The Mfangano Island in Lake Victoria, Nyanza province, Kenya is home to the Olusuba or Suba people. According to the census of population conducted a few years ago, the island still has a thriving tribal group numbering by the thousands. The island where the Suba people live extends up to 65km. They also have ample amounts of resources for survival despite the remoteness of the area where they live. The most interesting part is that despite the fact that there are thousands of Suba people in existence; the number of Olusuba language native speakers is dwindling. This has in fact been listed as one of the languages that are on the verge of extinction in the UN Red Book.
A Closer Look at the Language
Olusuba is a very historically significant language. It became vital for the survival of the people in the island. The language was also used for political reasons, especially to ensure that government officials retain their power. The Olusuba alphabet has 42 characters in total and the pronunciations are quite different from the English language. It also has the nominalization process in which the noun class is formed along with its consequent function and form. During the 90’s, there were about 16,000 native speakers of the language. In just over a decade, the number has dwindled to just 2,200.

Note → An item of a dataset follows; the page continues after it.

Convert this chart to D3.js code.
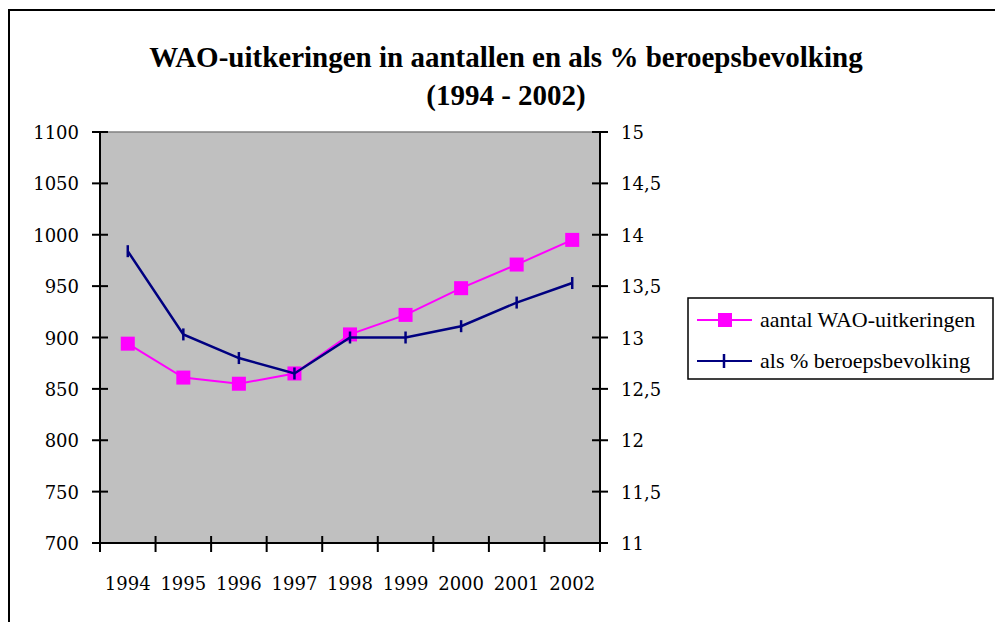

Reasons Why the Olusuba Language is at Risk
There are several reasons why there are fewer native speakers of the language. One of these reasons is the intermarriage of Suba men and women from the Luo tribe. Based on tradition, children are supposed to speak their mother tongue. In this case, it was taken literally as children started speaking Luo, Swahili and English. Another reason is that Suba people started migrating to the mainland. As a result, they have started learning another language to adapt to their new environment. There were others who have become bilingual and managed to learn a little Olusuba. Contact with migrants from other parts of Africa and the Middle East has also contributed in the sudden decline on the number of native Olusuba speakers.
Since it was found out that the number of native speakers has dropped to just a few thousands, there were efforts made by the local government for its revival. Funds poured out for the documentation of the Olusuba language through its literature, folklore, proverbs and riddles. Researchers from nearby places, who are experts in language preservation, interacted with the fluent Olusuba speakers to produce audio and video recordings. The plan was to create a linguistic database composed of the lexical, phonological and syntactic information. The ways in which the language can be used in social interactions were also recorded. In Africa, there are hundreds of languages that are on the verge of extinction, with so little funds being poured out for their conservation. Therefore, nongovernment organizations are doubling their efforts in order to secure the survival of the language. The Olusuba people have also developed their own bible in order to promote the language to the younger generation. Language classes are also available at the Abasuba Community Peace Museum for visitors.
Hopefully, these efforts will bear fruits before it is too late. For now, let us learn some basic words in the Olusuba language: musavu – eight; Omugaka – elder, Ukiere – morning and six – mukaga.